Yeah, it really pisses me off to come along and see someone assume the role of knowledgeable instructor, guide, trainer, climber, alpinist, etc., before they have put in their time. It is simply insulting. I mean when I hear a person talk in a way that implies mastery when they've climbed a few bolted routes, at best can red point one 5b that fits their style in the local climbing gym, have climbed two single pitch WI3's (hanging on every other ice screw), or "done" a classic alpine route with a paid guide, well it makes me want to puke.

If that is the type of person you want to learn from, well that's what you'll get and you'll save some cash. Quality? What quality.

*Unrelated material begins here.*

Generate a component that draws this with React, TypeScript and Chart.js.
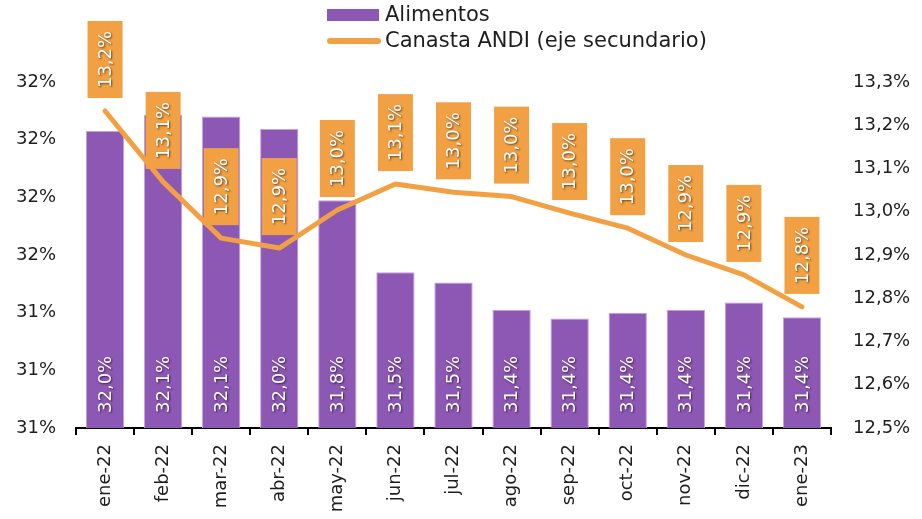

The argument from the "student" is that they are a person looking to save some money and it usually goes along the lines of, "I can't afford it", or "It's too expensive", or "I'm only a beginner, I don't need somebody so good", etc.
This is also a fallacy.

I can see in the first 30 seconds whether or not a so-called beginning climber, skier, mountaineer, etc., has worked with a proper professional or not. The learning curve in the beginning of acquiring a skill is extremely steep. If you chose to screw around and waste this opportunity, you will pay for it over and over again. How? Well you will eventually have to go back and fix every little imperfection, bad habit, sloppy technique, etc., step-by-step. It is much, much harder to override old habits in the nero-muscular system as freshly embed new ones.

In the end, a person may save some cash in the short term but will eventually come to regret not investing in themselves at this very precious time of learning something new.